Wednesday, 1 January 2014

QM Speed Test: NWChem

When I started the QM Speed Test I was afraid that I'd lose steam (and face!) before getting too far along. At the same time, I hoped that others might be inspired to send in some results for their systems and QM packages. This would make it easier for me (since half the work is setting up the input file), verify that my results were not pure invention, and extend the speed test to packages to which I don't have access.

I've just checked in the results for NWChem 6.3 compiled on Centos (also 6.3). But in the meanwhile, others have shot ahead by forking the speed test and checking in their own results:Fork me on GitHub
  • Eric Berquist, a grad student at the Uni of Pittsburgh, has checked in results for Dalton, ORCA, and Q-Chem.
  • Michael Banck, Debichem guru, has checked in results for all those packages available on Debian 7 (and presumably Ubuntu and other derivatives) namely NWChem, MPQC, and PSI4, as well as ERKALE.

Dudes, I salute you.

Let's start with my results. Rather than repeat the table here, you can check out the figures on the Github page. The summary is that NWChem is quite a bit faster at geo-opts than ERKALE. This is a combination of more steps in the geo-opt, and faster energy calculations. So if you are using some of ERKALE's other features, it would probably make sense to geo-opt first with NWChem. I did recompile ERKALE with "-O3 -ffast-math -funroll-loops -fPIC -march=native" and got a 10% improvement but that's not enough to change things.

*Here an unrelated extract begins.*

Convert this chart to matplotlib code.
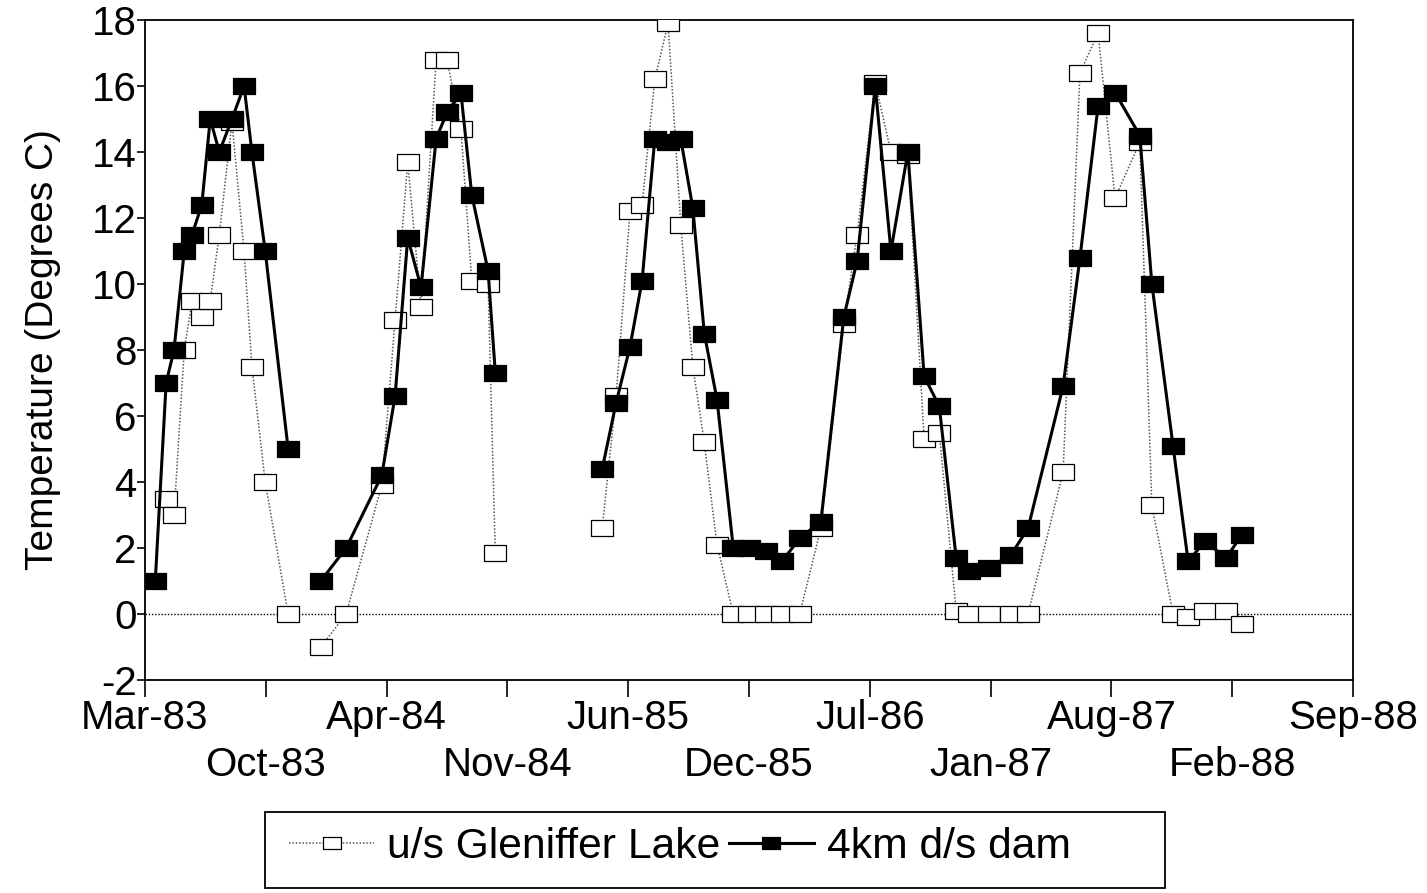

From the other calculations, what do we now know? Well all of the packages tested can actually do geo-opts at the HF/6-31G and B3LYP/6-31G level of theory. Figuring this out by looking at their websites is not always as easy as you might think. Also worth noting is the relative slowdown when using B3LYP versus HF. In some cases the slowdown is of the order of 30-40%, in other cases the DFT calculations are twice as slow.

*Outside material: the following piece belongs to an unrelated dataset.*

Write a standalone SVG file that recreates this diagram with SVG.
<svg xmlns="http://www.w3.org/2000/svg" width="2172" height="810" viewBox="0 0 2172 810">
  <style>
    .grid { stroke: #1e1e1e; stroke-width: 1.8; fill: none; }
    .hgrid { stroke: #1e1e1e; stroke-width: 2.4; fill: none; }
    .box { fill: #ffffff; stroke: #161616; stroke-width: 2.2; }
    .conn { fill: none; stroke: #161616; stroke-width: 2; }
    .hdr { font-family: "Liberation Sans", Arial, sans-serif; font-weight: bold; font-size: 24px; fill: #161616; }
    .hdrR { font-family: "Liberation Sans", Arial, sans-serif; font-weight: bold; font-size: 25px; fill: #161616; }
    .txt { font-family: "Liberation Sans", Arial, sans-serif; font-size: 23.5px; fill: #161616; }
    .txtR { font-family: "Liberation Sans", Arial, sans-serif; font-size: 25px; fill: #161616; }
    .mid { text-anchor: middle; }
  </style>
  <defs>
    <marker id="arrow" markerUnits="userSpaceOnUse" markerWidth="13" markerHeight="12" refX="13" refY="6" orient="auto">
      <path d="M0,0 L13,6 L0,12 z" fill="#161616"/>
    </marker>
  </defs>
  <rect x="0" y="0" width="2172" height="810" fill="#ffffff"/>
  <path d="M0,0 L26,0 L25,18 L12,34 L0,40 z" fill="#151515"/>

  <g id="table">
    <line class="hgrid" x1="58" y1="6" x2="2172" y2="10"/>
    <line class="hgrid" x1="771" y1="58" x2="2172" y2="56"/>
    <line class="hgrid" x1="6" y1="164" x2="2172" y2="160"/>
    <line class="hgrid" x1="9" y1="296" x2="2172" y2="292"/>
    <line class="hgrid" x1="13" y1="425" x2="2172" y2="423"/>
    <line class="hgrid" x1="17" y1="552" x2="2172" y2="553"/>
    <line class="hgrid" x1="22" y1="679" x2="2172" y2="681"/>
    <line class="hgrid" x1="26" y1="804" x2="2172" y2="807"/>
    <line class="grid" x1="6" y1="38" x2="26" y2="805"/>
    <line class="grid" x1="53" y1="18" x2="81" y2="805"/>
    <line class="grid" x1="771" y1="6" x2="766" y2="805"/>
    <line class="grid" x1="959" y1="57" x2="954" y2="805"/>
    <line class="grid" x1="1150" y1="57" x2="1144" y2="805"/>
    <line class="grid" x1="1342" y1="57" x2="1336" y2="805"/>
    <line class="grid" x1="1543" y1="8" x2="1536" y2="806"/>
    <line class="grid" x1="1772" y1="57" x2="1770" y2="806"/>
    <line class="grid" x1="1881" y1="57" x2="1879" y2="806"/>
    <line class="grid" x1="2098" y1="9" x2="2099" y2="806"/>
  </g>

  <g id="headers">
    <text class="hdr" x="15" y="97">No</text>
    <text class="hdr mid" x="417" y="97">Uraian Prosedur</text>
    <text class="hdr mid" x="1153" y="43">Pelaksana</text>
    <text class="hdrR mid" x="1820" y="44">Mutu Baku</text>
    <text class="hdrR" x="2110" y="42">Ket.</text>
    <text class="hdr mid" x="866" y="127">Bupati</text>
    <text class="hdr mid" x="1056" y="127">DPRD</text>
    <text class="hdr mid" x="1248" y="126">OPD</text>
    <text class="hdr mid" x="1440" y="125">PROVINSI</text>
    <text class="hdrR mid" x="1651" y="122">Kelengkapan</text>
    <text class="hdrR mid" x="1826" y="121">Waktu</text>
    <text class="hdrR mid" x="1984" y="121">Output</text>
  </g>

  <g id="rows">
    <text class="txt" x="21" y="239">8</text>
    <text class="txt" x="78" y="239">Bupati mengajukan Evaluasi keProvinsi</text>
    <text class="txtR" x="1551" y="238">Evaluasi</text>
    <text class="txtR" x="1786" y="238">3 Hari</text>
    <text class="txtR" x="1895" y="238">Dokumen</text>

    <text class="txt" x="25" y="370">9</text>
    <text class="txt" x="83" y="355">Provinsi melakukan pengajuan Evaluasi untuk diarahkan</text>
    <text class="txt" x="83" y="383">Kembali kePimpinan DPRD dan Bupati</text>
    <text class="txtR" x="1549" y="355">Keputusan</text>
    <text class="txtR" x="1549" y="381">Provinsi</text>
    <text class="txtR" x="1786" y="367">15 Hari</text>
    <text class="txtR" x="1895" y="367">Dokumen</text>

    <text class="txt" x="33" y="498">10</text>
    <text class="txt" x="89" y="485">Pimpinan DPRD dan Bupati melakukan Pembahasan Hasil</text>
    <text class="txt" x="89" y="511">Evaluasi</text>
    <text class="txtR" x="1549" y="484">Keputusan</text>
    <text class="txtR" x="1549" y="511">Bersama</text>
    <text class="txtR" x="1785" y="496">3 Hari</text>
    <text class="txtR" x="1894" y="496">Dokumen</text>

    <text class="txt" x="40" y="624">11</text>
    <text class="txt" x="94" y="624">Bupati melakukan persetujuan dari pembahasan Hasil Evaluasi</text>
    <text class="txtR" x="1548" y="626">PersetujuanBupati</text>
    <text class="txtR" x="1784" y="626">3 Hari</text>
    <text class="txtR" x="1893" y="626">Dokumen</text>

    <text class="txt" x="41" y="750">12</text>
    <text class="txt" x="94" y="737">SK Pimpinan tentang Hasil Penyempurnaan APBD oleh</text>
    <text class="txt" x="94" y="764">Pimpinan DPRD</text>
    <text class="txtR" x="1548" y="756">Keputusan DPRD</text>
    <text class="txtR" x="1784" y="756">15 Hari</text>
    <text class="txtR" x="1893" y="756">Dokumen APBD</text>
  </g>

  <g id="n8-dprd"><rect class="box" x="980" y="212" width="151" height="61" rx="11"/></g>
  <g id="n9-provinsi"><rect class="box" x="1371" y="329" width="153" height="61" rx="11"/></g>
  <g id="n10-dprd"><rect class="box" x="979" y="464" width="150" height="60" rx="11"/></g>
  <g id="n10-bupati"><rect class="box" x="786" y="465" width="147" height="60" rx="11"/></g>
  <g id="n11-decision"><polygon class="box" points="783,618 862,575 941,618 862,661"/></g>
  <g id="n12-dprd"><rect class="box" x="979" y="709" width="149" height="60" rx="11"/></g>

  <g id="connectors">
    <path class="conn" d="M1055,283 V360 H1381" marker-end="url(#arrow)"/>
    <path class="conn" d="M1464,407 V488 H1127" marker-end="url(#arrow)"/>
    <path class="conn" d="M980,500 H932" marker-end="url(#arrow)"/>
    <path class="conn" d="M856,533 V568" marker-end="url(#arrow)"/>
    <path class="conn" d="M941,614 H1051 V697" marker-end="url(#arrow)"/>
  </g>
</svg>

Michael's show that NWChem is faster than any of the other Open Source QM packages tested. Very useful information; again, it points at a large time-saving by using NWChem for the initial geo-opt before turning to whatever package you need for the subsequent analysis. Eric has compared several proprietary packages (I was going to say commercial but I can't tell if ORCA is available for purchase) and Q-Chem is much faster than ORCA and Dalton.

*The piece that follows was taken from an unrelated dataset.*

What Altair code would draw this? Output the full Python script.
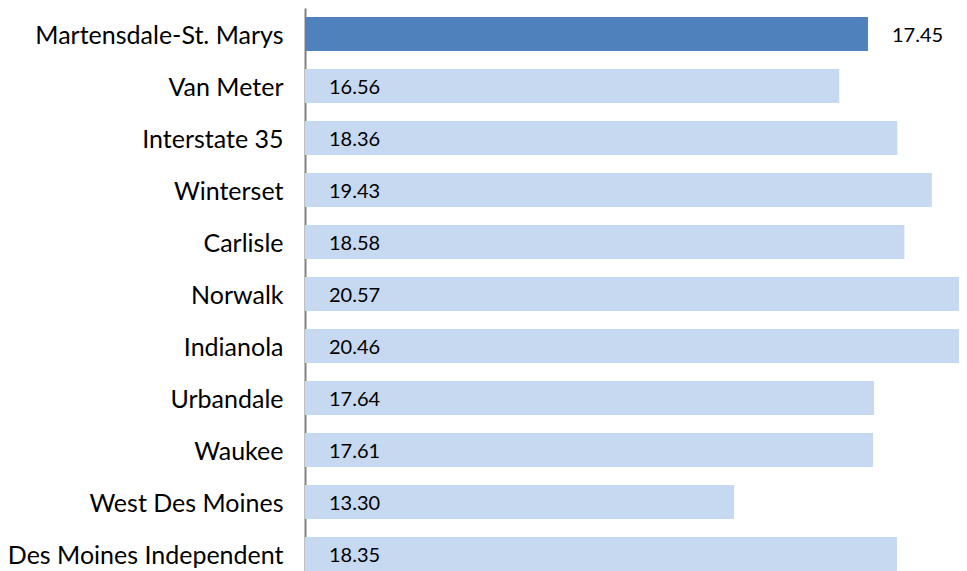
import altair as alt
import pandas as pd

districts = ["Martensdale-St. Marys", "Van Meter", "Interstate 35", "Winterset", "Carlisle",
             "Norwalk", "Indianola", "Urbandale", "Waukee", "West Des Moines",
             "Des Moines Independent"]
values = [17.45, 16.56, 18.36, 19.43, 18.58, 20.57, 20.46, 17.64, 17.61, 13.30, 18.35]
highlight = [True] + [False] * 10

df = pd.DataFrame({"district": districts, "value": values, "hl": highlight})
df["label"] = df["value"].map(lambda v: f"{v:.2f}")

FONT = "Lato"
y_enc = alt.Y("district:N", sort=districts,
              scale=alt.Scale(paddingInner=0.35, paddingOuter=0.175, range=[0, 572]),
              axis=alt.Axis(title=None, ticks=False, labelFont=FONT, labelFontSize=25,
                            labelColor="#000000", labelPadding=22, labelOffset=2,
                            domainColor="#808080", domainWidth=2, labelLimit=400))
x_scale = alt.Scale(domain=[0, 20.52], range=[0, 662], nice=False, zero=True)

bars = alt.Chart(df).mark_bar(clip=True).encode(
    x=alt.X("value:Q", scale=x_scale, axis=None),
    y=y_enc,
    color=alt.condition("datum.hl", alt.value("#4F81BD"), alt.value("#C6D9F1")),
)

text = alt.Chart(df).transform_calculate(
    lx="datum.hl ? datum.value : 0"
).mark_text(align="left", baseline="middle", dx=24, dy=2, font=FONT, fontSize=20,
            color="#000000").encode(
    x=alt.X("lx:Q", scale=x_scale, axis=None),
    y=alt.Y("district:N", sort=districts),
    text="label:N",
)

chart = (bars + text).properties(
    width=654, height=563,
    autosize=alt.AutoSizeParams(type="none"),
    padding={"left": 297, "top": 0, "right": 0, "bottom": 0},
).configure_view(stroke=None)

chart.save("out.html", embed_options={"renderer": "svg", "actions": False})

What we haven't looked at is scaling. Maybe the orders all change when we double the size of the molecule and increase the basis set. But that's a question for another day. Right now, the goal is to get as much breadth as possible on the original question.

Notes on compiling NWChem

1. Boy were there some quirks with this one. First of all, although the instructions on the website give everything in terms of the CShell (remember csh? - big on Unix, not so big these days), you can just use the bash equivalents.
2. I wanted only single-CPU calculations so I tried to turn off MPI support. My first attempt "USE_MPI=n" caused build failures, and the only way to get around build failures appeared to be to delete the folder and untar the source again. Following the instructions on this post, I used "export ARMCI_NETWORK=SOCKETS" instead.
3. My favourite quirk was that when you untar the source, the generated folder has a really long name which causes a compile failure after some time as follows:
The directory name chosen for NWCHEM_TOP is longer than
the maximum allowed value of 65 characters
current NWCHEM_TOP=/home/noel/Tools/Quantum/nwchem-6.3.revision2-src.2013-10-17/src
Renaming to "nwchem" also failed (different error - can't find something or other I think). Renaming to "nwchem-6.3" worked.
4. I couldn't figure out how to get NWChem to use the system lapack library but got it to link to blas as described in the docs.